((
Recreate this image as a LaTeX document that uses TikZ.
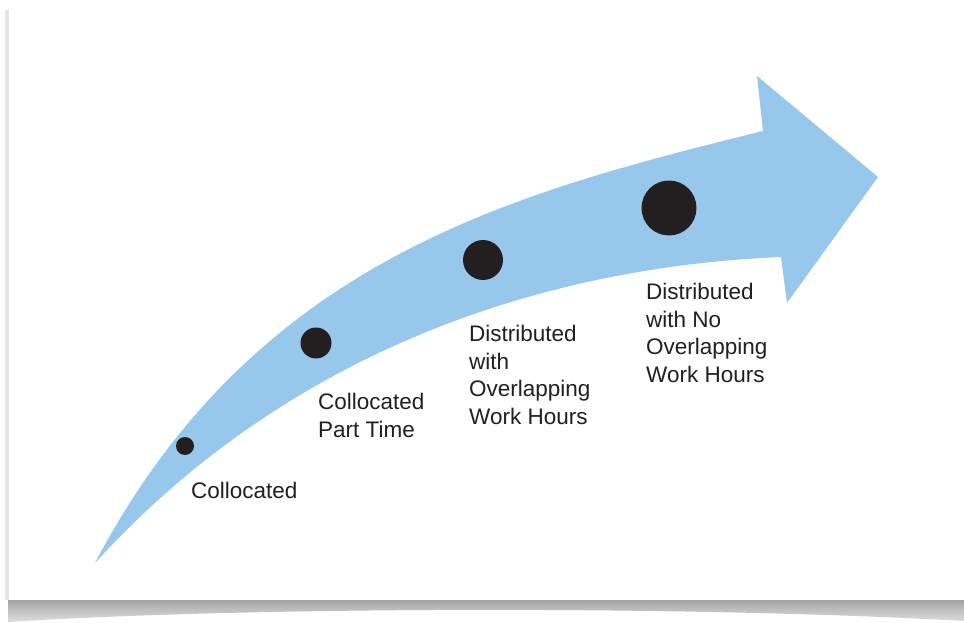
\documentclass[tikz,border=0pt]{standalone}
\usepackage{fontspec}
\setmainfont{Liberation Sans}
\definecolor{arrowblue}{HTML}{97C8EC}
\definecolor{dotblack}{HTML}{231F20}
\tikzset{
  dot/.style={circle, fill=dotblack, inner sep=0pt},
  lbl/.style={anchor=base west, align=left, inner sep=0pt, text=dotblack,
    font=\fontsize{22.5}{27.4}\selectfont}
}
\begin{document}
\begin{tikzpicture}[x=1pt,y=-1pt]
\useasboundingbox (0,0) rectangle (964,623);
\fill[white] (0,0) rectangle (964,623);
% card with shadow
\shade[top color=gray!75, bottom color=gray!25] (8,598) -- (964,598) -- (964,621)
  .. controls (700,606) and (260,606) .. (8,622) -- cycle;
\fill[gray!20] (5,10) rectangle (10,600);
\fill[white] (9,10) rectangle (964,600);
% the arrow
\fill[arrowblue] (95,563) .. controls (255,259) and (513,193) .. (763,131)
  -- (757,76) -- (878,177) -- (787,303) -- (781,257)
  .. controls (520,268) and (275,365) .. (95,563) -- cycle;
% stages
\node[dot, minimum size=18pt] (d1) at (185,446) {};
\node[dot, minimum size=31pt] (d2) at (316,343) {};
\node[dot, minimum size=40pt] (d3) at (483,260) {};
\node[dot, minimum size=55pt] (d4) at (669,208) {};
\node[lbl] (l1) at (191,498) {Collocated};
\node[lbl] (l2) at (318,437) {Collocated\\Part Time};
\node[lbl] (l3) at (469,424) {Distributed\\with\\Overlapping\\Work Hours};
\node[lbl] (l4) at (646,382) {Distributed\\with No\\Overlapping\\Work Hours};
\end{tikzpicture}
\end{document}
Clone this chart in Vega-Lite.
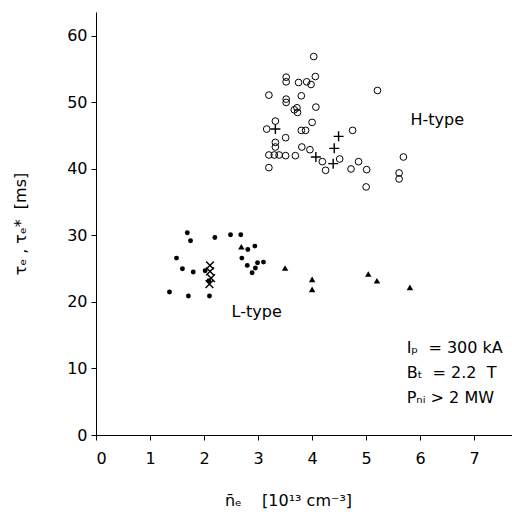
{
  "$schema": "https://vega.github.io/schema/vega-lite/v6.json",
  "width": 416,
  "height": 423,
  "autosize": {"type": "none"},
  "padding": {"left": 96, "top": 12, "right": 0, "bottom": 83},
  "background": "white",
  "config": {
    "view": {"stroke": null},
    "font": "DejaVu Sans",
    "axis": {
      "grid": false,
      "domainColor": "black",
      "domainWidth": 1,
      "tickColor": "black",
      "tickSize": 5,
      "labelColor": "black",
      "labelFont": "DejaVu Sans",
      "labelFontSize": 16,
      "titleFont": "DejaVu Sans",
      "titleFontSize": 16,
      "titleFontWeight": "normal",
      "titleColor": "black"
    }
  },
  "datasets": {
    "pts": [
      {"n": 4.03, "tau": 56.9, "kind": "H"},
      {"n": 3.52, "tau": 53.8, "kind": "H"},
      {"n": 3.52, "tau": 53.1, "kind": "H"},
      {"n": 4.06, "tau": 53.9, "kind": "H"},
      {"n": 3.75, "tau": 53.0, "kind": "H"},
      {"n": 3.9, "tau": 53.1, "kind": "H"},
      {"n": 3.98, "tau": 52.7, "kind": "H"},
      {"n": 3.2, "tau": 51.1, "kind": "H"},
      {"n": 3.8, "tau": 51.0, "kind": "H"},
      {"n": 3.52, "tau": 50.5, "kind": "H"},
      {"n": 3.52, "tau": 50.0, "kind": "H"},
      {"n": 5.21, "tau": 51.8, "kind": "H"},
      {"n": 4.07, "tau": 49.3, "kind": "H"},
      {"n": 3.72, "tau": 49.2, "kind": "H"},
      {"n": 3.67, "tau": 48.9, "kind": "H"},
      {"n": 3.73, "tau": 48.5, "kind": "H"},
      {"n": 3.32, "tau": 47.2, "kind": "H"},
      {"n": 4.0, "tau": 47.0, "kind": "H"},
      {"n": 3.16, "tau": 46.0, "kind": "H"},
      {"n": 3.8, "tau": 45.8, "kind": "H"},
      {"n": 3.88, "tau": 45.8, "kind": "H"},
      {"n": 4.75, "tau": 45.8, "kind": "H"},
      {"n": 3.51, "tau": 44.7, "kind": "H"},
      {"n": 3.32, "tau": 44.0, "kind": "H"},
      {"n": 3.32, "tau": 43.3, "kind": "H"},
      {"n": 3.81, "tau": 43.3, "kind": "H"},
      {"n": 3.96, "tau": 42.9, "kind": "H"},
      {"n": 3.2, "tau": 42.1, "kind": "H"},
      {"n": 3.3, "tau": 42.1, "kind": "H"},
      {"n": 3.39, "tau": 42.1, "kind": "H"},
      {"n": 3.51, "tau": 42.0, "kind": "H"},
      {"n": 3.69, "tau": 42.0, "kind": "H"},
      {"n": 4.19, "tau": 41.1, "kind": "H"},
      {"n": 4.51, "tau": 41.5, "kind": "H"},
      {"n": 4.86, "tau": 41.1, "kind": "H"},
      {"n": 5.69, "tau": 41.8, "kind": "H"},
      {"n": 3.2, "tau": 40.2, "kind": "H"},
      {"n": 4.25, "tau": 39.8, "kind": "H"},
      {"n": 4.72, "tau": 40.0, "kind": "H"},
      {"n": 5.01, "tau": 39.9, "kind": "H"},
      {"n": 5.61, "tau": 39.4, "kind": "H"},
      {"n": 5.61, "tau": 38.5, "kind": "H"},
      {"n": 5.0, "tau": 37.3, "kind": "H"},
      {"n": 3.32, "tau": 46.0, "kind": "Hplus"},
      {"n": 4.49, "tau": 44.9, "kind": "Hplus"},
      {"n": 4.41, "tau": 43.1, "kind": "Hplus"},
      {"n": 4.07, "tau": 41.8, "kind": "Hplus"},
      {"n": 4.39, "tau": 40.8, "kind": "Hplus"},
      {"n": 1.69, "tau": 30.4, "kind": "L"},
      {"n": 1.75, "tau": 29.2, "kind": "L"},
      {"n": 2.2, "tau": 29.7, "kind": "L"},
      {"n": 2.49, "tau": 30.1, "kind": "L"},
      {"n": 2.68, "tau": 30.1, "kind": "L"},
      {"n": 2.81, "tau": 27.9, "kind": "L"},
      {"n": 2.94, "tau": 28.4, "kind": "L"},
      {"n": 1.49, "tau": 26.6, "kind": "L"},
      {"n": 2.7, "tau": 26.6, "kind": "L"},
      {"n": 1.6, "tau": 25.0, "kind": "L"},
      {"n": 1.8, "tau": 24.5, "kind": "L"},
      {"n": 2.02, "tau": 24.7, "kind": "L"},
      {"n": 2.8, "tau": 25.5, "kind": "L"},
      {"n": 2.99, "tau": 25.9, "kind": "L"},
      {"n": 3.1, "tau": 26.0, "kind": "L"},
      {"n": 2.95, "tau": 25.1, "kind": "L"},
      {"n": 2.89, "tau": 24.4, "kind": "L"},
      {"n": 2.09, "tau": 23.2, "kind": "L"},
      {"n": 1.36, "tau": 21.5, "kind": "L"},
      {"n": 1.71, "tau": 20.9, "kind": "L"},
      {"n": 2.1, "tau": 20.9, "kind": "L"},
      {"n": 2.11, "tau": 25.5, "kind": "Lx"},
      {"n": 2.11, "tau": 24.6, "kind": "Lx"},
      {"n": 2.13, "tau": 23.6, "kind": "Lx"},
      {"n": 2.1, "tau": 22.7, "kind": "Lx"},
      {"n": 2.69, "tau": 28.3, "kind": "Ltri"},
      {"n": 3.5, "tau": 25.1, "kind": "Ltri"},
      {"n": 4.0, "tau": 23.4, "kind": "Ltri"},
      {"n": 4.0, "tau": 21.9, "kind": "Ltri"},
      {"n": 5.04, "tau": 24.2, "kind": "Ltri"},
      {"n": 5.2, "tau": 23.2, "kind": "Ltri"},
      {"n": 5.81, "tau": 22.2, "kind": "Ltri"}
    ]
  },
  "encoding": {
    "x": {
      "field": "n", "type": "quantitative",
      "scale": {"domain": [0, 7.7], "nice": false, "zero": false},
      "axis": {
        "values": [0, 1, 2, 3, 4, 5, 6, 7],
        "format": "d",
        "labelPadding": 10,
        "title": "n̄ₑ\u00a0\u00a0\u00a0\u00a0[10¹³\u00a0cm⁻³]",
        "titleX": 192,
        "titleY": 70,
        "titleAlign": "center",
        "titleBaseline": "alphabetic"
      }
    },
    "y": {
      "field": "tau", "type": "quantitative",
      "scale": {"domain": [0, 63.6], "nice": false, "zero": false},
      "axis": {
        "values": [0, 10, 20, 30, 40, 50, 60],
        "labelPadding": 4,
        "title": "τₑ\u00a0,\u00a0τₑ*\u00a0\u00a0[ms]",
        "titlePadding": 38,
        "encode": {"title": {"update": {"y": {"value": 260}}}}
      }
    }
  },
  "layer": [
    {
      "data": {"name": "pts"},
      "transform": [{"filter": "datum.kind == 'H'"}],
      "mark": {"type": "point", "shape": "circle", "size": 45, "filled": false, "stroke": "black", "strokeWidth": 1, "opacity": 1}
    },
    {
      "data": {"name": "pts"},
      "transform": [{"filter": "datum.kind == 'Hplus'"}],
      "mark": {"type": "point", "shape": "M-1,0L1,0M0,-1L0,1", "size": 100, "filled": false, "stroke": "black", "strokeWidth": 1.4, "opacity": 1}
    },
    {
      "data": {"name": "pts"},
      "transform": [{"filter": "datum.kind == 'L'"}],
      "mark": {"type": "point", "shape": "circle", "size": 24, "filled": true, "fill": "black", "strokeWidth": 0, "opacity": 1}
    },
    {
      "data": {"name": "pts"},
      "transform": [{"filter": "datum.kind == 'Lx'"}],
      "mark": {"type": "point", "shape": "M-1,-1L1,1M-1,1L1,-1", "size": 60, "filled": false, "stroke": "black", "strokeWidth": 1.4, "opacity": 1}
    },
    {
      "data": {"name": "pts"},
      "transform": [{"filter": "datum.kind == 'Ltri'"}],
      "mark": {"type": "point", "shape": "triangle-up", "size": 42, "filled": true, "fill": "black", "strokeWidth": 0, "opacity": 1}
    },
    {
      "data": {"values": [{"n": 5.82, "tau": 46.6, "label": "H-type"}]},
      "mark": {"type": "text", "align": "left", "baseline": "alphabetic", "fontSize": 16, "font": "DejaVu Sans", "fill": "black"},
      "encoding": {"text": {"field": "label"}}
    },
    {
      "data": {"values": [{"n": 2.51, "tau": 17.8, "label": "L-type"}]},
      "mark": {"type": "text", "align": "left", "baseline": "alphabetic", "fontSize": 16, "font": "DejaVu Sans", "fill": "black"},
      "encoding": {"text": {"field": "label"}}
    },
    {
      "data": {"values": [
        {"n": 5.75, "tau": 12.3, "label": "Iₚ\u00a0\u00a0= 300\u00a0kA"},
        {"n": 5.75, "tau": 8.5, "label": "Bₜ\u00a0\u00a0= 2.2\u00a0\u00a0T"},
        {"n": 5.75, "tau": 4.75, "label": "Pₙᵢ > 2 MW"}
      ]},
      "mark": {"type": "text", "align": "left", "baseline": "alphabetic", "fontSize": 16, "font": "DejaVu Sans", "fill": "black"},
      "encoding": {"text": {"field": "label"}}
    }
  ]
}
))
To be done: Copy out every line from the material above in which the word "this" appears.

Answer to the exercise:
Recreate this image as a LaTeX document that uses TikZ.
Clone this chart in Vega-Lite.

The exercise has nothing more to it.